## Goal of the exercise
Return only the lines from the top of the data down to the one that holds "const triggerLevel = -16;", both included, without any pictures.

────────

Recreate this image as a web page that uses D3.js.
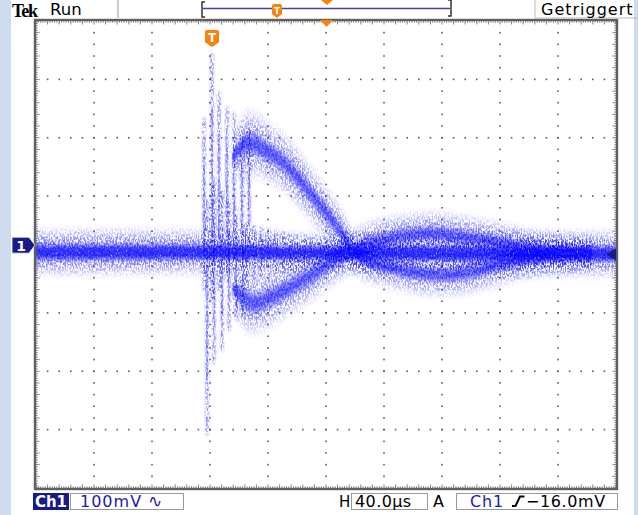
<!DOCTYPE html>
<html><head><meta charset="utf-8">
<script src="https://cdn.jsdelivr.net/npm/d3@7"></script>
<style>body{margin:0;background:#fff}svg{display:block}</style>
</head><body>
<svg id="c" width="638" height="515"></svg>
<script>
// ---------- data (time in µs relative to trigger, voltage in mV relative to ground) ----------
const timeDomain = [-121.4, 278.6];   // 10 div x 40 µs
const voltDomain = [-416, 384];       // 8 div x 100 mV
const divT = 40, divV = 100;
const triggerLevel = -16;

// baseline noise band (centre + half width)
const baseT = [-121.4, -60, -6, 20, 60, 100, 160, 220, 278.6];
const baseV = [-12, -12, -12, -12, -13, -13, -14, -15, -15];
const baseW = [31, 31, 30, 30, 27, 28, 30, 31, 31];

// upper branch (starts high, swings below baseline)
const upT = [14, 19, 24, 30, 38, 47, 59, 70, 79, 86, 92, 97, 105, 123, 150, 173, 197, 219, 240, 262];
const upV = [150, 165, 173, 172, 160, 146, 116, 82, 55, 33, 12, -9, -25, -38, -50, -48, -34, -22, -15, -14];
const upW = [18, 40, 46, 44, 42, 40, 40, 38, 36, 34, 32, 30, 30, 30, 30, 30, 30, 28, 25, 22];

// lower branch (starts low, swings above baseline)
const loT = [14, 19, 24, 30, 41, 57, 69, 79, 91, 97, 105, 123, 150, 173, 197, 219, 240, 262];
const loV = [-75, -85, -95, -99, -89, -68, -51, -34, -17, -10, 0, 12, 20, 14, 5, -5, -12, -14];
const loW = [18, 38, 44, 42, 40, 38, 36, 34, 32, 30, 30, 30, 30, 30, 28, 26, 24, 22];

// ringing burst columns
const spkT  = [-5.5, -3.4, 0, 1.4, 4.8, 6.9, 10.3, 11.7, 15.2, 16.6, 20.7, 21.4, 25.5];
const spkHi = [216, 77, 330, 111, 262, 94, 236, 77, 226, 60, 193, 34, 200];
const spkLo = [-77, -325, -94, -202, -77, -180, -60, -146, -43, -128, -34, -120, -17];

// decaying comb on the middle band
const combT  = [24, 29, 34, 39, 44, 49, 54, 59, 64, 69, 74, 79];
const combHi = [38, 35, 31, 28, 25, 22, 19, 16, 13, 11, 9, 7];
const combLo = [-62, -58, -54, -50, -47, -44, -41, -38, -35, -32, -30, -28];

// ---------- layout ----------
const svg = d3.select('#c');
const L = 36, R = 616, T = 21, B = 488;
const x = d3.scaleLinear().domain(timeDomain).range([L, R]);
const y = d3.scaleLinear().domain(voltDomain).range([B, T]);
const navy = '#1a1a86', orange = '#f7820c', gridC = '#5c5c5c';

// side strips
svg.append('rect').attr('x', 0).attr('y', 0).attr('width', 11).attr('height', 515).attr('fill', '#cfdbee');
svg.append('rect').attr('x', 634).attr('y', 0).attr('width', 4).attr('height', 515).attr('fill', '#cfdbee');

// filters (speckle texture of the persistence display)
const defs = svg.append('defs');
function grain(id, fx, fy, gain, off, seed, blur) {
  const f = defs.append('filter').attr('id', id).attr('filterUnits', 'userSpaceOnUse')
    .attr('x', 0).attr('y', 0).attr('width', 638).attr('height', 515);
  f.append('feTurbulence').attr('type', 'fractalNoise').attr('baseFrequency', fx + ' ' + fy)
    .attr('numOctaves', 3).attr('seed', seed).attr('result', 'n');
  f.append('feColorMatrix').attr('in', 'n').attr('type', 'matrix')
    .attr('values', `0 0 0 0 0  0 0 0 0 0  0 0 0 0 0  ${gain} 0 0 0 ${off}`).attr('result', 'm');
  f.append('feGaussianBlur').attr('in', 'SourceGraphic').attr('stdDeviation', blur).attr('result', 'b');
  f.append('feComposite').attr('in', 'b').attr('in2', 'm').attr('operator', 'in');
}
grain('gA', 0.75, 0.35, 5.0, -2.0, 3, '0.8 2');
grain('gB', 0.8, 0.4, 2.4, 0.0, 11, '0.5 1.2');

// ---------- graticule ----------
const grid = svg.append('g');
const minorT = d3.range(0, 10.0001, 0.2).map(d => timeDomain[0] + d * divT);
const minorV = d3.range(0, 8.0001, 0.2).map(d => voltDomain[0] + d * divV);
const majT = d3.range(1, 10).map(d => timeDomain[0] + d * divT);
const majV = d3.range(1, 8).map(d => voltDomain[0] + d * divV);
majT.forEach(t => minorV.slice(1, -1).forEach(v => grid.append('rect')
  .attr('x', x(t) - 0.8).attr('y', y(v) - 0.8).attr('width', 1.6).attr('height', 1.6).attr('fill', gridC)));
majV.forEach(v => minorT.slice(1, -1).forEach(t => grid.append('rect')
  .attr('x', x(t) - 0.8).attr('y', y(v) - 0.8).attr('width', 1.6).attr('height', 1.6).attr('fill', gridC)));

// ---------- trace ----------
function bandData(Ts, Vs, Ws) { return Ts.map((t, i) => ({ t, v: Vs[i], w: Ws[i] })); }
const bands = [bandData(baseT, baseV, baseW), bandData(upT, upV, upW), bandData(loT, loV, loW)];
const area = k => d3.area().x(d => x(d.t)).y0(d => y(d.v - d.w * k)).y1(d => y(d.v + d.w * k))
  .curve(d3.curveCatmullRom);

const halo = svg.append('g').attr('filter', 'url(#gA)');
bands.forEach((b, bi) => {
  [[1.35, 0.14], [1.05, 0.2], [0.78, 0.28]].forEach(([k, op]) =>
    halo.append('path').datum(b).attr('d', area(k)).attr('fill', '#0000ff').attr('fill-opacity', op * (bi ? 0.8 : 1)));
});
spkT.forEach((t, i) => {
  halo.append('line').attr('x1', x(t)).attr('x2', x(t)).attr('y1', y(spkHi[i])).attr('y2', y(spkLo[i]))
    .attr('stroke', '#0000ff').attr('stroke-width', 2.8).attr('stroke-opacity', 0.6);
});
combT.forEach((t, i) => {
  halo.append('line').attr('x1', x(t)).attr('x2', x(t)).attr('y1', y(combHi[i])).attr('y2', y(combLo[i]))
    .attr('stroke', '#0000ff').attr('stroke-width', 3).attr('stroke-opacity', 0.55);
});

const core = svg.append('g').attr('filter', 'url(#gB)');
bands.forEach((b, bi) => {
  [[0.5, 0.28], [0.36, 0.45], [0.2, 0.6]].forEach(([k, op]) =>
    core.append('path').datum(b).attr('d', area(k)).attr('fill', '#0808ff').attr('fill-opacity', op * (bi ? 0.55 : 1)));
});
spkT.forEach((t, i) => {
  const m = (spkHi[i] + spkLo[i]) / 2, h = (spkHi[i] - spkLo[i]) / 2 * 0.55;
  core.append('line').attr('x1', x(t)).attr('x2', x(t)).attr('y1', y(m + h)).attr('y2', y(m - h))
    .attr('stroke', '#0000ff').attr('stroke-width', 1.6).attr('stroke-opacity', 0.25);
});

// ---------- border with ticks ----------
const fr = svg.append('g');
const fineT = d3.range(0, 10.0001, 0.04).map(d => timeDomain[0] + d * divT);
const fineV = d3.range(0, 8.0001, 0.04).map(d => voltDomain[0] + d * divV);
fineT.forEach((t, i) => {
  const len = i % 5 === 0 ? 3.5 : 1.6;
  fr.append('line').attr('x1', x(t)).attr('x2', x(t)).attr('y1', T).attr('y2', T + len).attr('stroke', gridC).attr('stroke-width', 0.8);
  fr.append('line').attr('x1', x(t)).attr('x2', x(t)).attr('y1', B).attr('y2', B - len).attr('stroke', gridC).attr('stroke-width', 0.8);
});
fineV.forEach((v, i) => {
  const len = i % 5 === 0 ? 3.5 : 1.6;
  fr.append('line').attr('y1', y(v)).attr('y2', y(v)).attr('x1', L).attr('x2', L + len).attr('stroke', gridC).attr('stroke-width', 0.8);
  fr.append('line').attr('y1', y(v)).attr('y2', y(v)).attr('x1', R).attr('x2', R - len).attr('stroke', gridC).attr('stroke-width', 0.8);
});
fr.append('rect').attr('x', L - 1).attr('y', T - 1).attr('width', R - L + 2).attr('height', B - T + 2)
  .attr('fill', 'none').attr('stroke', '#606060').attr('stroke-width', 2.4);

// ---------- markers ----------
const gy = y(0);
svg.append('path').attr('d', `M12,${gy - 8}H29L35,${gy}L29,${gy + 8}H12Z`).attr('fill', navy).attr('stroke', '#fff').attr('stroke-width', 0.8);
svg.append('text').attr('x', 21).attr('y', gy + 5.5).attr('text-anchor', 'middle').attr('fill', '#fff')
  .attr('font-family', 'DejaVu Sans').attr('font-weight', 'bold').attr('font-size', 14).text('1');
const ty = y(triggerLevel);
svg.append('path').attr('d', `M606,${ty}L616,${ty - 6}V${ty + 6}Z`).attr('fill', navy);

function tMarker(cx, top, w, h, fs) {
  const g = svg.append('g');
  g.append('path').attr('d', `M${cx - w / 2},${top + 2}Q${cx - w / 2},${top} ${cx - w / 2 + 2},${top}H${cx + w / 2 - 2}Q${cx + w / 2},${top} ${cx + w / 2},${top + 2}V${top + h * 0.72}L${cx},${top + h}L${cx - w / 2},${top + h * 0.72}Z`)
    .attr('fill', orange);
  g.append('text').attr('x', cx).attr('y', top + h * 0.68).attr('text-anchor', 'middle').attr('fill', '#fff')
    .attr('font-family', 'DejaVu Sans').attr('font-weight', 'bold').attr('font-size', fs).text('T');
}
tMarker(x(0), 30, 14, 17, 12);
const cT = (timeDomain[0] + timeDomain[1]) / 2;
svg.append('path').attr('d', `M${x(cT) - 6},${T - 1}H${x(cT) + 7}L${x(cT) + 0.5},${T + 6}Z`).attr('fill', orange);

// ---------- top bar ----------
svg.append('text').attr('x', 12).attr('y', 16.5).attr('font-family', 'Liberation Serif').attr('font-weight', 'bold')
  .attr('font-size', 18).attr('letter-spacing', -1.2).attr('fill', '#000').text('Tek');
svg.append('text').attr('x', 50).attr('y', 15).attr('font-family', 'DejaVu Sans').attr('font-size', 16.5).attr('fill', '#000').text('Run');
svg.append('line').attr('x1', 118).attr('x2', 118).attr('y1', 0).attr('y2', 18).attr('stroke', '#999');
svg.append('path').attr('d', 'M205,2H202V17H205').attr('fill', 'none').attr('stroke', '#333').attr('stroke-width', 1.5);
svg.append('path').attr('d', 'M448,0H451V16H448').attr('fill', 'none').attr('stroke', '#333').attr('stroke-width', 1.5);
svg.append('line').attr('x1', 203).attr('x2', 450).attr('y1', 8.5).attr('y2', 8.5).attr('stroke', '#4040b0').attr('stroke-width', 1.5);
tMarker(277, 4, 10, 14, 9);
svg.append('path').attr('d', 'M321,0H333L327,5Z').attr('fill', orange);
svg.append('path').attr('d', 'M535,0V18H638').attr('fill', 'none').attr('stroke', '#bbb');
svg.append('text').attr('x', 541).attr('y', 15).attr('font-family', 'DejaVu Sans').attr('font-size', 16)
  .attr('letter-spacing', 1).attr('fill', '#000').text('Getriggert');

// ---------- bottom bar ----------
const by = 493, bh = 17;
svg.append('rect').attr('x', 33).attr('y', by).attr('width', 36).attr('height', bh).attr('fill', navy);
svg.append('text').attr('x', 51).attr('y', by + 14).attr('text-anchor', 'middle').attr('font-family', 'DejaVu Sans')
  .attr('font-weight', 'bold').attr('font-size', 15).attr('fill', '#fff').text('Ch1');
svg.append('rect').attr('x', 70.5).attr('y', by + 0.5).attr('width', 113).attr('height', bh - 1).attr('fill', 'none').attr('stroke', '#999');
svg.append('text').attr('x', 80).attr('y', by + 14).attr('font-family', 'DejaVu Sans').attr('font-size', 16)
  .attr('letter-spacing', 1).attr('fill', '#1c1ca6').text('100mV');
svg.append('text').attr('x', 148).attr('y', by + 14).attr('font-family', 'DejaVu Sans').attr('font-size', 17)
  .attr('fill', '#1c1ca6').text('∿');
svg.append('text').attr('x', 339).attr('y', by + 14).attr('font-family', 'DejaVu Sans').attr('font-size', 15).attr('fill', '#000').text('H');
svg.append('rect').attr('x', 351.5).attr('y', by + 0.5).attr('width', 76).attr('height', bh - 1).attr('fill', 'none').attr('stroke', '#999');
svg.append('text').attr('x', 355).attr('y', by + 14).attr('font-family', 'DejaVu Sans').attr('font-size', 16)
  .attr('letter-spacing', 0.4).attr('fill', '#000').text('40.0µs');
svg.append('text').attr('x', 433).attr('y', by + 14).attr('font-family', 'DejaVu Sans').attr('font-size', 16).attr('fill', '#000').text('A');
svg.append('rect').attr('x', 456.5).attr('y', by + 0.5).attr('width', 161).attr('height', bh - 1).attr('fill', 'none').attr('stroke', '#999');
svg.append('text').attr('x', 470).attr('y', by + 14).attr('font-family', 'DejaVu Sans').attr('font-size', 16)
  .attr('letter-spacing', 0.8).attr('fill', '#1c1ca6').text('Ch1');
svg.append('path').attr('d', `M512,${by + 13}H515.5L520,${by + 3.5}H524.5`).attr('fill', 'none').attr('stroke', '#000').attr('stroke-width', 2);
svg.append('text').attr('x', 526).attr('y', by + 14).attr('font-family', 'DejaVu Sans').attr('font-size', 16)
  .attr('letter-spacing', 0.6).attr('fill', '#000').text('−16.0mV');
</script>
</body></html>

────────

## Worked solution
Recreate this image as a web page that uses D3.js.
<!DOCTYPE html>
<html><head><meta charset="utf-8">
<script src="https://cdn.jsdelivr.net/npm/d3@7"></script>
<style>body{margin:0;background:#fff}svg{display:block}</style>
</head><body>
<svg id="c" width="638" height="515"></svg>
<script>
// ---------- data (time in µs relative to trigger, voltage in mV relative to ground) ----------
const timeDomain = [-121.4, 278.6];   // 10 div x 40 µs
const voltDomain = [-416, 384];       // 8 div x 100 mV
const divT = 40, divV = 100;
const triggerLevel = -16;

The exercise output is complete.